What I don't understand is why we don't do the same thing to Smith & Wesson.

If anything, gun deaths are an even bigger tragedy. And I'll tell you why. Excuse the reference, but no one is holding a gun to the head of opioid addicts demanding that they swallow Percocet and OxyContin and Opana in quantities not endorsed by their manufacturers.

I think we can agree this a fairly voluntary activity.

In contrast, no one agrees to be shot to death. Not as they walk down a street or drive a cab or walk through a college campus to their next class. It is a highly involuntary occurrence. It is one that is forced upon you against your will. You absolutely, positively do not want this to happen to you.

And yet tens of thousands of people die each and every year in gun-related homicides. Tens of thousands more have their lives irretrievably altered as the result of a shooting. In 2015 alone, 13,286 people died in a gun-releated homicide. Another 26,819 were wounded. 

On a per-capita basis, the U.S. looks like a third world nation insofar as firearms-related deaths are concerned. We're number eleven, right between Uruguay and Montenegro. Of course, with a world-leadng 112.6 guns per one-hundred people, it could be said we have an unfair advantage. 

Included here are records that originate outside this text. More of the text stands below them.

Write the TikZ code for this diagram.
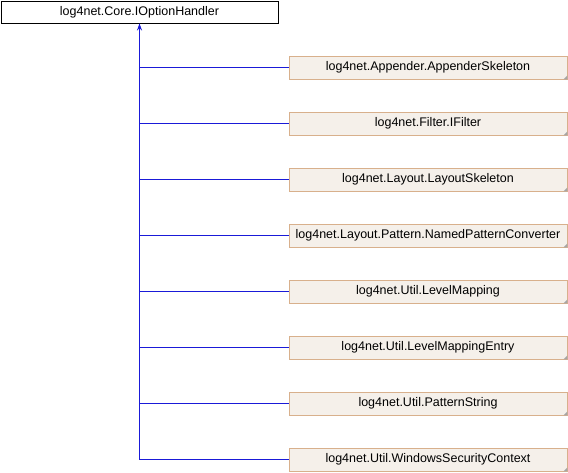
\documentclass[tikz,border=0pt]{standalone}
\usepackage{fontspec}
\setmainfont{Liberation Sans}
\usetikzlibrary{arrows.meta}
\definecolor{edgeblue}{HTML}{1A1AD8}
\definecolor{boxfill}{HTML}{F5F0EA}
\definecolor{boxline}{HTML}{D8B08C}
\tikzset{
  base/.style={draw=black,fill=white,line width=0.9pt,minimum width=277pt,minimum height=22pt,inner sep=0pt,font=\fontsize{12.5}{14}\selectfont},
  derived/.style={draw=boxline,fill=boxfill,line width=0.9pt,minimum width=278pt,minimum height=23pt,inner sep=0pt,font=\fontsize{12.5}{14}\selectfont},
  inheritline/.style={draw=edgeblue,line width=1.1pt}
}
\begin{document}
\begin{tikzpicture}[x=1pt,y=-1pt]
\useasboundingbox (0,0) rectangle (568,472);
\node[base] (handler) at (139.5,12) {log4net.Core.IOptionHandler};
\foreach \name/\txt [count=\i from 0] in {appender/log4net.Appender.AppenderSkeleton,
  filter/log4net.Filter.IFilter,
  layout/log4net.Layout.LayoutSkeleton,
  named/log4net.Layout.Pattern.NamedPatternConverter,
  mapping/log4net.Util.LevelMapping,
  entry/log4net.Util.LevelMappingEntry,
  pattern/log4net.Util.PatternString,
  security/log4net.Util.WindowsSecurityContext}{
  \node[derived] (\name) at (428,67.5+56*\i) {\txt};
  \fill[black!35] (\name.south east) -- ++(-4,0) -- ++(4,-4) -- cycle; % folded corner
}
% the inheritance lines
\foreach \name in {appender,filter,layout,named,mapping,entry,pattern,security}
  \draw[inheritline] (\name.west) -- (\name.west -| handler.south);
\draw[inheritline,-{Stealth[length=7pt,width=5pt]}] (security.west -| handler.south) -- (handler.south);
\end{tikzpicture}
\end{document}
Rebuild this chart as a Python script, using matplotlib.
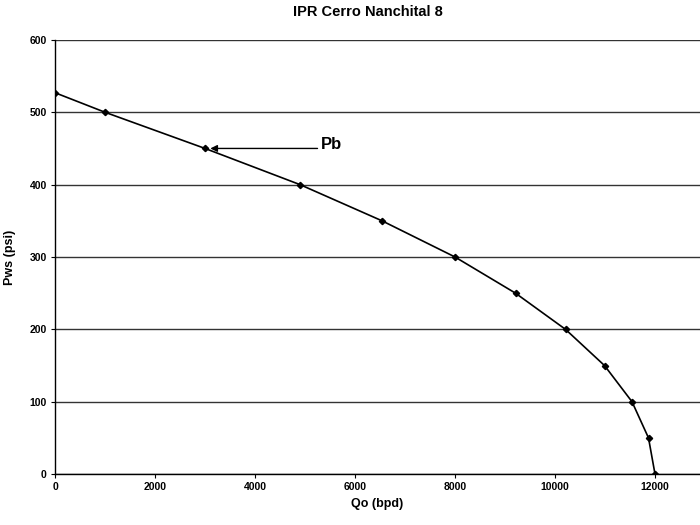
import matplotlib
matplotlib.use('Agg')
import matplotlib.pyplot as plt

plt.rcParams['font.family'] = ['Liberation Sans', 'DejaVu Sans']

# 读图得到的 IPR 数据
qo = [0, 1000, 3000, 4900, 6540, 8000, 9210, 10210, 10990, 11540, 11870, 12000]
pws = [527, 500, 450, 400, 350, 300, 250, 200, 150, 100, 50, 0]
pb_q, pb_p = 3050, 450
x_ticks = [0, 2000, 4000, 6000, 8000, 10000, 12000]
y_ticks = [0, 100, 200, 300, 400, 500, 600]

fig = plt.figure(figsize=(7, 5.25), dpi=100)
ax = fig.add_axes([0.0786, 0.097, 0.9214, 0.827])

ax.plot(qo, pws, color='black', linewidth=1.2, marker='D', markersize=3.2,
        markerfacecolor='black', markeredgecolor='black', zorder=3)

# Pb 标注，水平箭头
ax.annotate('', xy=(pb_q, pb_p), xytext=(5250, pb_p),
            arrowprops=dict(arrowstyle='-|>', color='black', lw=1.0,
                            mutation_scale=10, shrinkA=0, shrinkB=2))
ax.text(5320, pb_p + 5, 'Pb', fontsize=12, fontweight='bold', va='center', ha='left')

ax.set_xlim(0, 12900)
ax.set_ylim(0, 600)
ax.set_xticks(x_ticks)
ax.set_yticks(y_ticks)
ax.tick_params(axis='both', labelsize=7.5, length=3, width=0.8, direction='out', pad=3)
for lab in ax.get_xticklabels() + ax.get_yticklabels():
    lab.set_fontweight('bold')

ax.yaxis.grid(True, color='#333333', linewidth=1.0)
ax.set_axisbelow(True)
for s in ['top', 'right']:
    ax.spines[s].set_visible(False)
ax.spines['left'].set_linewidth(1.0)
ax.spines['bottom'].set_linewidth(1.0)

ax.set_xlabel('Qo (bpd)', fontsize=9, fontweight='bold', labelpad=4)
ax.set_ylabel('Pws (psi)', fontsize=9, fontweight='bold', labelpad=10)
fig.text(0.526, 0.977, 'IPR Cerro Nanchital 8', fontsize=10.5, fontweight='bold',
         ha='center', va='center')

fig.savefig('out.png', dpi=100)
plt.close(fig)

And exactly what do we do about all these guns and all this death?

Nothing.

Cowed by a moneyed and well-entrenched special interest group known as the National Rifle Association, our elected representation nervously avoids any conversation about gun control lest the Chuck Norris wanna-bes who constitute the NRA's membership threaten to hold their breath until their lips turn blue.

And in this instance, our representation is highly sensitive to being viewed as the source of bodily injury.

Even the most sensible, level-headed suggestions (i.e. banning assault weapons or employing smart gun technology, which confirms the owner's fingerprint before firing) are routinely regarded by the NRA as heresy.

They lean heavily and indelicately upon our Congress until their will prevails. There shall be no restrictions on firearms whatsoever. Period. (God originally issued eleven commandments, but only NRA members are privy to this fact.)

So the carnage continues. The next time you hear of half-a-dozen high school or university students mowed down in the prime of life, consider this twist on a former NRA tagline: Guns don't kill. Special interest groups do.

And sad to say, it is with our consent.

I only wish we had the compassion for once and future murder victims that we do for junkies.